I left the shelter recently and I feel so happy that I did. However I think I stayed there too long. I stayed there for four months with my son and I left some friends behind. Now I know that I am supposed to be celebrating. Instead I feel stressed out because I am facing the "real world" again. No more free dinners and parties and free clothes. I still qualify for those things because I live in Transition Housing. However I feel like a cheater when I walk into those soup kitchens.
I look down and quietly say " I have an apartment but I still need free food." Isn't that terrible? I am still in the bind I was in except I am not in the shelter anymore. I still need transportation. I am still only living on 300 dollars a month. I do get free bus passes though. Isn't that wonderful?
I have designer clothes. I carefully selected the clothes when I was able to get free clothes in the shelter. I made sure everything I got was designer. It was a once in a lifetime moment and I wanted to leave looking like a Denver-ite. When I walk around I do not look homeless. I am sporting a Calvin Klein Jacket. I am wearing Ann Taylor Shoes. I sometimes wear my AMAZING Michael Kors Winter Coat that I know must of cost hundreds of dollars! I look brand new! I am so proud of my cunning free shopping ways. However the fun I had is starting to lose its flavor.

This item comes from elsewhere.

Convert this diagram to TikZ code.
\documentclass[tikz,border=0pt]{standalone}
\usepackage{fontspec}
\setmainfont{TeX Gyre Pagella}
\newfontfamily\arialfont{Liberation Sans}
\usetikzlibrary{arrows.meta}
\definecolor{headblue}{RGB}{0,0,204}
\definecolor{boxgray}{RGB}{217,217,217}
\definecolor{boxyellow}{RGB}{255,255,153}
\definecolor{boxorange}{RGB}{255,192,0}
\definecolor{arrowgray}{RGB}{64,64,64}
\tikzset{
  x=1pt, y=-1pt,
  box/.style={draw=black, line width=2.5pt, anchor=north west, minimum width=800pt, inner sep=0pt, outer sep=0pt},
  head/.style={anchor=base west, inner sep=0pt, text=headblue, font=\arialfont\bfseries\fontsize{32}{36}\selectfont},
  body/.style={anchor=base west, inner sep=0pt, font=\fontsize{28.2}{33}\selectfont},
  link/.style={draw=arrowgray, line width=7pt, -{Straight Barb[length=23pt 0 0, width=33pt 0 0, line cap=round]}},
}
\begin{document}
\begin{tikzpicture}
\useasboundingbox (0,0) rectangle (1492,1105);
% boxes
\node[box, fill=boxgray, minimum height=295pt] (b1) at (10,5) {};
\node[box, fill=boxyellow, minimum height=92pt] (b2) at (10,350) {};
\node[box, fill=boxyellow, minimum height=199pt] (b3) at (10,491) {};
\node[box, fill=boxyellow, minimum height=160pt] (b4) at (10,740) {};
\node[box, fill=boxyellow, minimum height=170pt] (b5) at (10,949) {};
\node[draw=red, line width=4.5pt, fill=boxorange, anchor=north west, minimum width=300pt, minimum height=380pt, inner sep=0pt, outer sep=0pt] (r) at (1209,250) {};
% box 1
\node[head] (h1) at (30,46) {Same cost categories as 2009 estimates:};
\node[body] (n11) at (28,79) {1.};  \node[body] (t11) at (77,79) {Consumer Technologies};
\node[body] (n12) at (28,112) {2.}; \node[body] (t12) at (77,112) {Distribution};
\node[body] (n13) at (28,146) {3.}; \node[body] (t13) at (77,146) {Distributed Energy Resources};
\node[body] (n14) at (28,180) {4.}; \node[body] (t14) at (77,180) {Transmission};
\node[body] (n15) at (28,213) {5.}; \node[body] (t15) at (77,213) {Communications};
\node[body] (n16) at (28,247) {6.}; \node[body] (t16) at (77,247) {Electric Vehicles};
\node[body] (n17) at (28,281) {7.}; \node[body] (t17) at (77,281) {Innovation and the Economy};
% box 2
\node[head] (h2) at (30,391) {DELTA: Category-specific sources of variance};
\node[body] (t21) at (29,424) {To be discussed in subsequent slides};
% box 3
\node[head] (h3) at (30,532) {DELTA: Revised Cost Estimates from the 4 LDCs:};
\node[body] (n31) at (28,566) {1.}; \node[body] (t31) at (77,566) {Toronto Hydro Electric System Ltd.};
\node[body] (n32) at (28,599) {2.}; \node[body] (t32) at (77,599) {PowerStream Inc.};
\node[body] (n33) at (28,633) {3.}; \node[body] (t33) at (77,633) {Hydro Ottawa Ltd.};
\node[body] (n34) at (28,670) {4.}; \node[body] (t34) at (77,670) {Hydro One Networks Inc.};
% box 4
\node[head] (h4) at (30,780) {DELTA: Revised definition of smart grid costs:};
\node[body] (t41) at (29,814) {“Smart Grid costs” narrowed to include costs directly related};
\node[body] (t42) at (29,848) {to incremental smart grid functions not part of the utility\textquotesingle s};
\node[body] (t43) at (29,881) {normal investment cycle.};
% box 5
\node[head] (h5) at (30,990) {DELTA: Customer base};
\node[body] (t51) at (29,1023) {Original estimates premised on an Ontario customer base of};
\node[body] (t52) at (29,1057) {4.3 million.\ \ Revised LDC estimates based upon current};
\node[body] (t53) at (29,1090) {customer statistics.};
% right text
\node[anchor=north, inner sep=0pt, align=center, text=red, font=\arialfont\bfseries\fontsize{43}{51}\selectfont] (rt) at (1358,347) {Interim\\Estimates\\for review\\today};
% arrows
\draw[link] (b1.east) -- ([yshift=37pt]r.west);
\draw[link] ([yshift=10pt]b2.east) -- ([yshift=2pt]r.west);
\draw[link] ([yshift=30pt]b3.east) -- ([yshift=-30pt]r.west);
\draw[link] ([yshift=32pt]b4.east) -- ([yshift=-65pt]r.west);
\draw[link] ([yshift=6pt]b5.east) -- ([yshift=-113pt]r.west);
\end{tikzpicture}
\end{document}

I took with me a clothing Legacy. So now what? I am still living in Transition Housing. A lot of my friends at the shelter said "I knew you would make it! We are so proud of you!" and the staff looked upon me like a great success story. So now I have to carry the torch, so to speak. I want to come back telling them all that I made it. I can't wait to make it. Now I have to be strong and make it on my own with my son in tow. I want to walk in again one day with thousands of dollars worth of donations. I want to give away 20 brand new Christmas presents to the children at this shelter every year. I want to be able to say that I made it! I want to be able to give back to the shelter!

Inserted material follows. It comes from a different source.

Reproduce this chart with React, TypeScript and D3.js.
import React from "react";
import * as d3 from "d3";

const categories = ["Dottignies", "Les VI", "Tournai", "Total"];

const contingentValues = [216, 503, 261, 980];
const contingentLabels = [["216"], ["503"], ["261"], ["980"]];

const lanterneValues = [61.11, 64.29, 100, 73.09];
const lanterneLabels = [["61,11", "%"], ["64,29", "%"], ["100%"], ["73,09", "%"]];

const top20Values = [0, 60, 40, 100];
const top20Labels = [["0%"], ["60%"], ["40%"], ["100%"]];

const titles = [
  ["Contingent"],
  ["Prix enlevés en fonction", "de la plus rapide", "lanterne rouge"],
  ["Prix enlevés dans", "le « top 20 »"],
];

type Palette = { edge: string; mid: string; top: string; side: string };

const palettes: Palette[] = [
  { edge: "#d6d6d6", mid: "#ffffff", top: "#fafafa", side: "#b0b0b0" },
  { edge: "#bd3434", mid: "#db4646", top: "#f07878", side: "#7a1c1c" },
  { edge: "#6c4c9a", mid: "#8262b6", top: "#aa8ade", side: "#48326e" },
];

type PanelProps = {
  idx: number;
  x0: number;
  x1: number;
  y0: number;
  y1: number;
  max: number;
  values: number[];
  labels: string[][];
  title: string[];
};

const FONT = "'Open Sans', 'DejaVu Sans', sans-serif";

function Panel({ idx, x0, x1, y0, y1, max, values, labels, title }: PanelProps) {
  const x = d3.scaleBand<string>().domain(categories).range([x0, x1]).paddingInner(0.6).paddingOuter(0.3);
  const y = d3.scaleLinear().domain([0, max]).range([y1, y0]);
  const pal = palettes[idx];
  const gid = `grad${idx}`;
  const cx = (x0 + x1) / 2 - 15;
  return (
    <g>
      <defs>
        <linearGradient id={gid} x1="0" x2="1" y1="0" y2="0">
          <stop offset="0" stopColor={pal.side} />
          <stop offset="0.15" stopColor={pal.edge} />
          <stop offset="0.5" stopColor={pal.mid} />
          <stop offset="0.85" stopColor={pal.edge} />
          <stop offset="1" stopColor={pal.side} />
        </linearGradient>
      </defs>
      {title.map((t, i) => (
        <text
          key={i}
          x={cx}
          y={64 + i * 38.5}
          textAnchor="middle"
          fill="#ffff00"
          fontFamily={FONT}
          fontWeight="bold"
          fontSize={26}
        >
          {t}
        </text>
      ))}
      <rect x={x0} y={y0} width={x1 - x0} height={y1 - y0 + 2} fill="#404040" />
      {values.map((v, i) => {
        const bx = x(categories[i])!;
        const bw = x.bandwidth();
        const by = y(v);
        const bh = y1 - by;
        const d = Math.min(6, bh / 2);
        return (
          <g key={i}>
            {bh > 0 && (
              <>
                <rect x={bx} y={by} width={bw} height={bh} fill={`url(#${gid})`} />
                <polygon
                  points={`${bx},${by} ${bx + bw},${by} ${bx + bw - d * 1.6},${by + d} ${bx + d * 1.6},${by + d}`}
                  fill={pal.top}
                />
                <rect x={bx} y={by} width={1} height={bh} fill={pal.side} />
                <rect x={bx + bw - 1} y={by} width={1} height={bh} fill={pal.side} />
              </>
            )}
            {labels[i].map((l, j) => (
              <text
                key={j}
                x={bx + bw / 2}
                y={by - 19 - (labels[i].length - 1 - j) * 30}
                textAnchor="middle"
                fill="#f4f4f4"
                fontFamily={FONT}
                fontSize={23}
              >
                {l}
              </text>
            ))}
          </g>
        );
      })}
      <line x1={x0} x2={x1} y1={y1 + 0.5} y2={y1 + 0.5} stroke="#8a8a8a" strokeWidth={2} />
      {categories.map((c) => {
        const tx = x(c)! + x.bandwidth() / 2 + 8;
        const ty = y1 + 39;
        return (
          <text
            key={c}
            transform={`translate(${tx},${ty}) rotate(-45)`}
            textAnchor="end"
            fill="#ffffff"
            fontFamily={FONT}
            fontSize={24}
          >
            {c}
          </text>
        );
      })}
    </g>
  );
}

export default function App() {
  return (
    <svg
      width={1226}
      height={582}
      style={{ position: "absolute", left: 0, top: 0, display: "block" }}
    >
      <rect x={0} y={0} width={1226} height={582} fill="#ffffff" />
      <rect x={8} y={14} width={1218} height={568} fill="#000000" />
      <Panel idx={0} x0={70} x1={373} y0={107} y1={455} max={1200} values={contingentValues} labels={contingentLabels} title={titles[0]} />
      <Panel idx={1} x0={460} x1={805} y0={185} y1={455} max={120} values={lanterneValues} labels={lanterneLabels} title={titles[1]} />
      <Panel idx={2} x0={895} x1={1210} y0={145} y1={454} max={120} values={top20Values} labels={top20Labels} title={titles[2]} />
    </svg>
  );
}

I still go to the VOA dinners occasionally, visit St Francis, the Denver Rescue Mission and other places and say hi to my friends there. I still admit that I need free meals to make it through. I just hope that my transition ways don't make them jealous. Its really wonderful to be able to go back to the apartment. I hope I can make it this year and next year and be out of the system. I don't want to end up like one of my other veteran friends. He told me after the two years were up he had to leave. For reasons I don't understand he ended up homeless and back on the streets again. I pray every night that this does not happen to me or to my son. We deserve to live like the rest of society. We have the right to be happy. It is scary sometimes to think that the responsibility lies mostly on me. I am going to think everything through and not panic. I will be strong for us no matter what.